First things first, we need links to download the books. The links are inside a pdf. So, we need to extract them from there. I wrote another small program to do the same and got the links into a separate text file. Also, since all the links are same with only the isbn number changing, I removed the redundant part and kept only the isbn number in the file. If you want, you may use this file or write your own parser. Since this process isn’t part of crawling, I’ll omit the explaining part as well.
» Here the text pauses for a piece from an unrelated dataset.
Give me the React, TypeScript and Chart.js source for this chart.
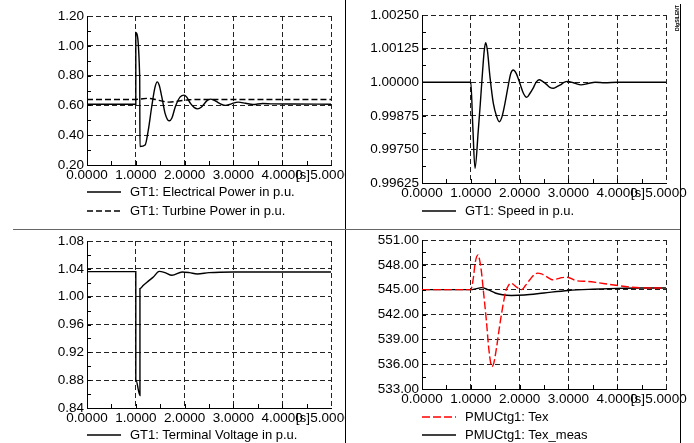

Next, the crawler. If you click on the link inside the pdf, you’ll find yourself on a web page providing the actual download link, which is different from the link in the pdf. So we have the following steps to follow to get the ebook on our drive from the pdf link :

  1. Open download page using provided link
  2. Parse the download page and get download link for pdf
  3. Use the pdf download link to fetch the actual book

I won’t go into explaining the actual code. The above 3 steps are pretty much all that is needed to understand the flow. See the source for the internal working.

Source code

Note :

I should emphasize that I have just started learning the language - I am maybe about a week or two into it. So, do not use my code as a “proper” reference. There are better references. In fact, if there is something that I can improve in it, please let me know.

Note 2 :

I doubt any of you would read all 400 of those books. Most of them seems to be related to science and tech but span a wide range of fields. Might I suggest taking a look at the ebooks.pdf document, note the isbn numbers of the books you’d like to have, then keep only those in the ebook-isbns.txt file and run the program. You’ll download only those books you want, no need to waste disk space or network bandwidth.

Note 3 :

Actually, there is no note 3. Hahaha. Enjoy Reading!